Posted by: Ralph C. | August 05, 2008 at 04:57 PM
Yeah, I remember liking the first Blade quite bit, although the grandiose ending seemed at odds with the nice little street-level vibe they had going earlier in the film.
I thought the second X-Men film was the best of the lot, though the first one had its moments (like seeing Wolverine for the first time), and I didn't mind the third one as much as the "weeping and gnashing of teeth" crowd.
"Also, after watching "The Dark Knight", actually the next day, this past Sunday morning, I felt the need to get my thoughts out onto a computer screen. ... let's just say I wasn't so happy about that movie, either."
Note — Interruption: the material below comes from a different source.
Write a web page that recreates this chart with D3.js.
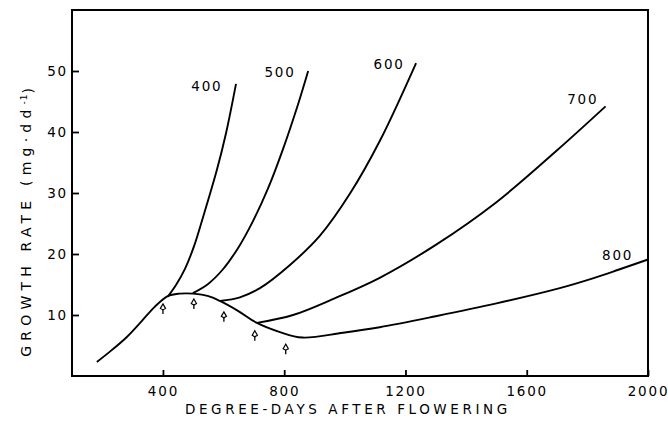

We're not the only ones, Ralph. I'm noticing more and more commentors across the web taking a harder look at Dark Knight and finding it lacking. Not the worst movie ever made, but certainly not the Manna from Heaven so many are hyperventilating over.
Posted by: Mark Engblom | August 05, 2008 at 05:03 PM
I found Dark Knight to be a good film but not exactly brilliant. Iron Man, for me, was a much better.
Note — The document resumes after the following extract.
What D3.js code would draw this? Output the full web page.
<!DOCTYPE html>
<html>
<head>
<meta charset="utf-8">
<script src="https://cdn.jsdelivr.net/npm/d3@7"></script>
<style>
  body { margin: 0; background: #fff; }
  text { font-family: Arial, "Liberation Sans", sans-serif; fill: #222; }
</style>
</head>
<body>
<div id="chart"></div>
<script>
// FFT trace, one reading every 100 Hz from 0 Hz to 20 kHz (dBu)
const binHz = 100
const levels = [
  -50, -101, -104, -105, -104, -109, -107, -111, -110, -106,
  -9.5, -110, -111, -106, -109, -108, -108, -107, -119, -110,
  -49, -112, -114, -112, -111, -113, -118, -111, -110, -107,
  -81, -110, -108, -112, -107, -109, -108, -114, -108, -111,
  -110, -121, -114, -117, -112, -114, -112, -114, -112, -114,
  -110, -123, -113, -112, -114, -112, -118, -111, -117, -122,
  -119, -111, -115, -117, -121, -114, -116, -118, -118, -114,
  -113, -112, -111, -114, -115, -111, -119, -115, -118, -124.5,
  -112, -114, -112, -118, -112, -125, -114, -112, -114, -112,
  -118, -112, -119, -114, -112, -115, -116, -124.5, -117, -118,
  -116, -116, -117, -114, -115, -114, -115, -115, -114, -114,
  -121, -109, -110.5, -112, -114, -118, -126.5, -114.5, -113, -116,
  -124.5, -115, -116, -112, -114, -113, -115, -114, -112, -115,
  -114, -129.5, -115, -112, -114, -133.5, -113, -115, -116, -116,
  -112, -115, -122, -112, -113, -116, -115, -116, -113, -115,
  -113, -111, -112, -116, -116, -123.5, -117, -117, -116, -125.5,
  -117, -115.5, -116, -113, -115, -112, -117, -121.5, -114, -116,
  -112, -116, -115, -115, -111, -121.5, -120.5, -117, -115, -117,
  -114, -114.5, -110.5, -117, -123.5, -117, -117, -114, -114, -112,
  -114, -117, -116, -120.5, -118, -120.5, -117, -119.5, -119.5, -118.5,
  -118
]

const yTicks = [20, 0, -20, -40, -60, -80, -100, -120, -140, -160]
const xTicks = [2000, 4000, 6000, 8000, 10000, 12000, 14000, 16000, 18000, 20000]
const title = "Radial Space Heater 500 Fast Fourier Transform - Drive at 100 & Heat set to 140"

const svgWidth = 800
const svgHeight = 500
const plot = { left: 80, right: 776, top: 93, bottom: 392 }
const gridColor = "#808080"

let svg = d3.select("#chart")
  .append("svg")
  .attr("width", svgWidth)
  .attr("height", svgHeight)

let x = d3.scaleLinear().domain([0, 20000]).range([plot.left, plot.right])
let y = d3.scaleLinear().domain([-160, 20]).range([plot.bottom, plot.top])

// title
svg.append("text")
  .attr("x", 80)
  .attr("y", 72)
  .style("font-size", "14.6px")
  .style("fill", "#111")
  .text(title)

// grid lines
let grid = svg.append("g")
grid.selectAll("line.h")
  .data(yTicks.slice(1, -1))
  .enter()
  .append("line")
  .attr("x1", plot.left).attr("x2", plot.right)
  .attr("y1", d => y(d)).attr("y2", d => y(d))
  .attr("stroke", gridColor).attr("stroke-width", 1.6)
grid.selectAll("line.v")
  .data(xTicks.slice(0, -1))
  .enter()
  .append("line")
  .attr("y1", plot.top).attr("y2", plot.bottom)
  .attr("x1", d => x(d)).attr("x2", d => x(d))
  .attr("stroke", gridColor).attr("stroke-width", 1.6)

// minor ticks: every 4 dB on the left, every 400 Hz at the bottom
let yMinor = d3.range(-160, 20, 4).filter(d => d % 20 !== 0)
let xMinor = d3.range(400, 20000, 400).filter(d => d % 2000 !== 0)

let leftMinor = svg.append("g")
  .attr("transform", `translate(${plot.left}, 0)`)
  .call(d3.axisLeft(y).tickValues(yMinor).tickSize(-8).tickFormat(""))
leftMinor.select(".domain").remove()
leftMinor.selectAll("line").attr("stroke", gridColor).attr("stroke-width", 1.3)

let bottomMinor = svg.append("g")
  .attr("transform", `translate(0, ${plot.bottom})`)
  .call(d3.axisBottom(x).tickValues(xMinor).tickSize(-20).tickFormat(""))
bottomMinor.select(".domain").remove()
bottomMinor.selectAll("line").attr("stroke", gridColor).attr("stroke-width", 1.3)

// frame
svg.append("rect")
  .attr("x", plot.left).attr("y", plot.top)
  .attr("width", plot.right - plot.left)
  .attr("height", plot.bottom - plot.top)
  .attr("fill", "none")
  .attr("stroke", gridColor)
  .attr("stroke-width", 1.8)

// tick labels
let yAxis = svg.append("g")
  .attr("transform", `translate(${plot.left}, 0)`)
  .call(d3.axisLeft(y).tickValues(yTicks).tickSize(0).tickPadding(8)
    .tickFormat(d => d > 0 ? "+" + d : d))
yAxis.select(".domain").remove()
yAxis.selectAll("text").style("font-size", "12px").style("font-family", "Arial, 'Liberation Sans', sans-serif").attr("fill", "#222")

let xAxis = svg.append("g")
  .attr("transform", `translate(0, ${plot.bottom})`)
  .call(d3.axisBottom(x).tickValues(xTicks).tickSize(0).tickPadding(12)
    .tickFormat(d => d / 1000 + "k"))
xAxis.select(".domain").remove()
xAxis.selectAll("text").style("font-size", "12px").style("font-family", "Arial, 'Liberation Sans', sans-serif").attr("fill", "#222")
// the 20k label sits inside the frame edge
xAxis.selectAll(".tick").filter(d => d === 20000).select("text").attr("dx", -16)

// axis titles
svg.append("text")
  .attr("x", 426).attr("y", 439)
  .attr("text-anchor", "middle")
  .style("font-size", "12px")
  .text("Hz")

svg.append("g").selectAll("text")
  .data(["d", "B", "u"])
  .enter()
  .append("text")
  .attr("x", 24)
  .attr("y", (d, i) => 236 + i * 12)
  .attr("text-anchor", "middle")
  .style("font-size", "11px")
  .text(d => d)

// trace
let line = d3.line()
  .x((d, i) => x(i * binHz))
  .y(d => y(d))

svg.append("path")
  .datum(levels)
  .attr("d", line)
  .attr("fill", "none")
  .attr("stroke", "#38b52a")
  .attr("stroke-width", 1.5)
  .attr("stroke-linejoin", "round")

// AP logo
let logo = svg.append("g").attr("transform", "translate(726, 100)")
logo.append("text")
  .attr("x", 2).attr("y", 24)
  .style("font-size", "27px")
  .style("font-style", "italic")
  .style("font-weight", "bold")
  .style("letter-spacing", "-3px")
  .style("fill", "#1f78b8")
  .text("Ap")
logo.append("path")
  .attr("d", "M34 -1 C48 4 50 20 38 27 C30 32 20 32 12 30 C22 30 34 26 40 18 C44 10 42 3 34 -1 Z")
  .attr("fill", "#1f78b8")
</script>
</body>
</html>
Anyway, stretching things a little here, but wasn't "Men In Black" the first (ahem) Marvel comic book film to be a hit and start the ball rolling?
Men In Black was originally an Aircel book, but they were bought by Malibu who, in turn, were bought by Marvel in 1994. Admittedly, Men In Black wasn't a superhero comic book but I think it's success together with Blade and then X-Men pretty much sealed the deal with Marvel.
Posted by: Nimbus | August 06, 2008 at 06:54 AM
There's a Spider-Man musical apparently in serious development now, by the person who did the Broadway "Lion King" musical.
Okay, that's finally the first reasonable explanation I've seen for this Spider-vid. Scary!
Posted by: Kyle | August 06, 2008 at 01:59 PM
Bully has a scan of the Captain America musical ad:
http://bullyscomics.blogspot.com/2008/03/roar-of-greasepaint-smell-of-cap.html
Oh, and I love the Lundgren Punisher movie. It's worth watching, and deserved better than the direct-to-video treatment.